Couple of recent books:
Haruka Murakami's Dance, Dance, Dance - Er...Can't really describe this one in terms of plot. The narrator is quite a vivid character, as are the immediate circle of characters surrounding him. However, as we move away from him, everyone becomes horrible obscurred in several ways. Frankly, it's a fantastic book and I'll get another one of his soon, I'm sure.

Also read the collected letters of Richard Feynman. I'm much too lazy to wander over to the bookshelf to find the title, but I'm sure you'll get over it. Frankly, I'd start with the plethora of Feynman biographies and memoirs out there (Surely You're Joking, Mr.
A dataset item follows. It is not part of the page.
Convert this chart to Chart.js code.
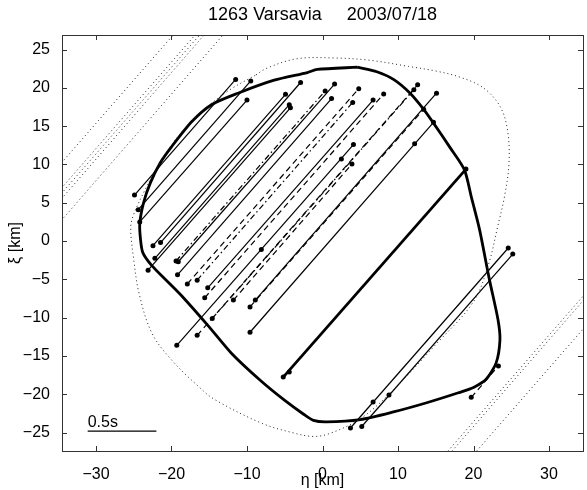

Feynman and its sequals were highly amusing for a middle schooler.). These letters give a little more insight into the man, but they're not all that compelling if you've not got prior knowledge of the lovable wacko. Whether you're a physicist or just a weirdo like me, anyone with a sense of humor and a rudimentary knowledge of physics should get to know this guy.

The Musical World According to Janos Starker by Janos himself. I'm pretty sure that's the correct title, but my laziness again precludes me from checking to make sure. The stories of his life during WWII are particularly interesting. I was amazed at the several times that Starker would head off to a new country or city in the hope that there might be musical work for him. Oy...I can imagine my family's response if I said "Yo whities, I'm gonna catch a plane to Budapest 'cause I heard the freelance scene is really kickin'." (Yes, I do frequently refer to several members of my family as "whitey." I also frequently need the use of apostrophe's to stand in for the loss of letters in my speech.) I never should have told them the Shanghai kidnapping story.